We want to set the umask system wide in the distronox for all users. One is "supposed to" use PAM for this. But that does not work properly with debian and/or distrobox

debian #

The documented way to a system wide umask for a linux system is to edit /etc/login.defs and set the UMASK variable. As simple as that sounds, it doesn't work. Why I don't know really, but there is a Stackoverflow answer.

The main take away is, I quote the answer:

... a small shell script in /etc/profile.d/ [that is] calling umask 002

I beautified this a bit with:

1umask $(grep "^UMASK" /etc/login.defs | awk '{print $2}')

Unfortunately files created with codebuff are still umask 0022 after this, even after stopping the distrobox and restarting it.

distrobox #

Now I surmise the following: when you run a distrobox exported command, you are not running a login shell and the command bypasses PAM.

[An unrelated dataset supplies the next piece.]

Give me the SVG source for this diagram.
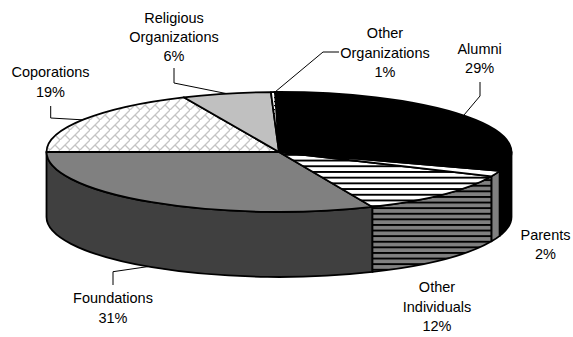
<svg xmlns="http://www.w3.org/2000/svg" width="573" height="337" viewBox="0 0 573 337">
<style>
.e{stroke:#000;stroke-width:1.8;stroke-linejoin:round}
.l{fill:none;stroke:#000;stroke-width:1}
text{font-family:"Liberation Sans",Arial,sans-serif;font-size:14.5px;fill:#000;text-anchor:middle}
</style>
<defs>
<pattern id="brick" width="10" height="10" patternUnits="userSpaceOnUse">
<rect width="10" height="10" fill="#fff"/>
<path d="M-1,11 L11,-1 M5,5 L10,10 M-5,5 L0,10" stroke="#c4c4c4" stroke-width="1.3" fill="none"/>
</pattern>
<pattern id="stripeW" width="10" height="5.7" patternUnits="userSpaceOnUse">
<rect width="10" height="5.7" fill="#fff"/>
<rect y="0" width="10" height="1.9" fill="#000"/>
</pattern>
<pattern id="stripeG" width="10" height="5.6" patternUnits="userSpaceOnUse">
<rect width="10" height="5.6" fill="#808080"/>
<rect y="0" width="10" height="1.9" fill="#000"/>
</pattern>
<pattern id="dots" width="3" height="4" patternUnits="userSpaceOnUse">
<rect width="3" height="4" fill="#fff"/>
<rect x="1" y="1" width="1" height="1.2" fill="#000"/>
</pattern>
</defs>

<g id="foundations">
<path class="e" fill="#404040" d="M372.45,206.94 A232.5,60 0 0 1 46.5,152 L46.5,217 A232.5,60 0 0 0 372.45,271.94 Z"/>
<path class="e" fill="#808080" d="M279,152 L372.45,206.94 A232.5,60 0 0 1 46.5,152 Z"/>
<text x="113" y="303.3">Foundations</text>
<text x="113" y="323.3">31%</text>
</g>
<g id="other-individuals">
<path class="e" fill="url(#stripeG)" d="M491.56,176.31 A232.5,60 0 0 1 372.45,206.94 L372.45,271.94 A232.5,60 0 0 0 491.56,241.31 Z"/>
<path class="e" fill="url(#stripeW)" d="M279,152 L491.56,176.31 A232.5,60 0 0 1 372.45,206.94 Z"/>
<text x="437" y="291.7">Other</text>
<text x="437" y="311.5">Individuals</text>
<text x="437" y="331.3">12%</text>
</g>
<g id="parents">
<path class="e" fill="#808080" d="M499.74,170.84 A232.5,60 0 0 1 491.56,176.31 L491.56,241.31 A232.5,60 0 0 0 499.74,235.84 Z"/>
<path class="e" fill="#fff" d="M279,152 L499.74,170.84 A232.5,60 0 0 1 491.56,176.31 Z"/>
<text x="545.5" y="239.5">Parents</text>
<text x="545.5" y="259.2">2%</text>
</g>
<g id="alumni">
<path class="e" fill="#000" d="M511.5,152 A232.5,60 0 0 1 499.74,170.84 L499.74,235.84 A232.5,60 0 0 0 511.5,217 Z"/>
<path class="e" fill="#000" d="M279,152 L274.94,92.01 A232.5,60 0 0 1 499.74,170.84 Z"/>
<text x="479.6" y="53.5">Alumni</text>
<text x="479.6" y="73.2">29%</text>
</g>
<g id="corporations">
<path class="e" fill="url(#brick)" d="M279,152 L46.5,152 A232.5,60 0 0 1 183.69,97.27 Z"/>
<text x="50.5" y="77.3">Coporations</text>
<text x="50.5" y="96.7">19%</text>
</g>
<g id="religious-organizations">
<path class="e" fill="#c0c0c0" d="M279,152 L183.69,97.27 A232.5,60 0 0 1 270.9,92.04 Z"/>
<text x="174" y="22.5">Religious</text>
<text x="174" y="41.6">Organizations</text>
<text x="174" y="60.7">6%</text>
</g>
<g id="other-organizations">
<path class="e" fill="url(#dots)" d="M279,152 L270.9,92.04 A232.5,60 0 0 1 274.94,92.01 Z"/>
<text x="385" y="38.3">Other</text>
<text x="385" y="57.6">Organizations</text>
<text x="385" y="76.8">1%</text>
</g>

<g id="connectors">
<path class="l" d="M480,82 V96 L464,115"/>
<path class="l" d="M339,52 H323 L275,92"/>
<path class="l" d="M174,68 V83 L226,93.5"/>
<path class="l" d="M50.7,106 V118 L82,119.8"/>
<path class="l" d="M113,285 V271.7 L148,266.6"/>
</g>
</svg>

So we need to make sure we are running a login shell. This is done by:

 1#! /usr/bin/env bash
 2...
 3	cmdline="/usr/local/bin/codebuff"
 4	for arg in "$@"
 5	do
 6		printf -v cmdline "%s %q" "${cmdline}" "$arg"
 7	done
 8
 9	exec "/usr/local/bin/distrobox-enter" \
10            -n codebuff  \
11            --additional-flags "--user nat-bot:develop" \
12            -- /usr/bin/bash -l -c "${cmdline}"

Installing codebuff #

In tumbleweed (OpenSUSE) #

Use distrobox --image "registry.opensuse.org/opensuse/tumbleweed"

1sudo zypper install -y curl pattern:devel_basis

Use distrobox --image "ubuntu:latest"

1sudo apt-get install curl build-essential

Currently fails because a newer C++ compiler is needed, then the one provided by ubunutu:latest. (Jan-2025)

Install nvm and node #

1sudo mkdir -p /opt/nvm
2sudo chown `id -u` /opt/nvm
3export NVM_DIR="/opt/nvm"
4curl -o- https://raw.githubusercontent.com/nvm-sh/nvm/v0.40.1/install.sh | bash
5[ -s "$NVM_DIR/nvm.sh" ] && . "$NVM_DIR/nvm.sh" 
6nvm install node

Install codebuff #

1npm install -g codebuff

Export codebuff #

1sudo ln -s -f `which codebuff` /usr/local/bin/codebuff
2distrobox-export --bin /usr/local/bin/codebuff --export-path /home/nat/bin

As we need the environment variables in the distrobox, we need to use bash -l in our exported script.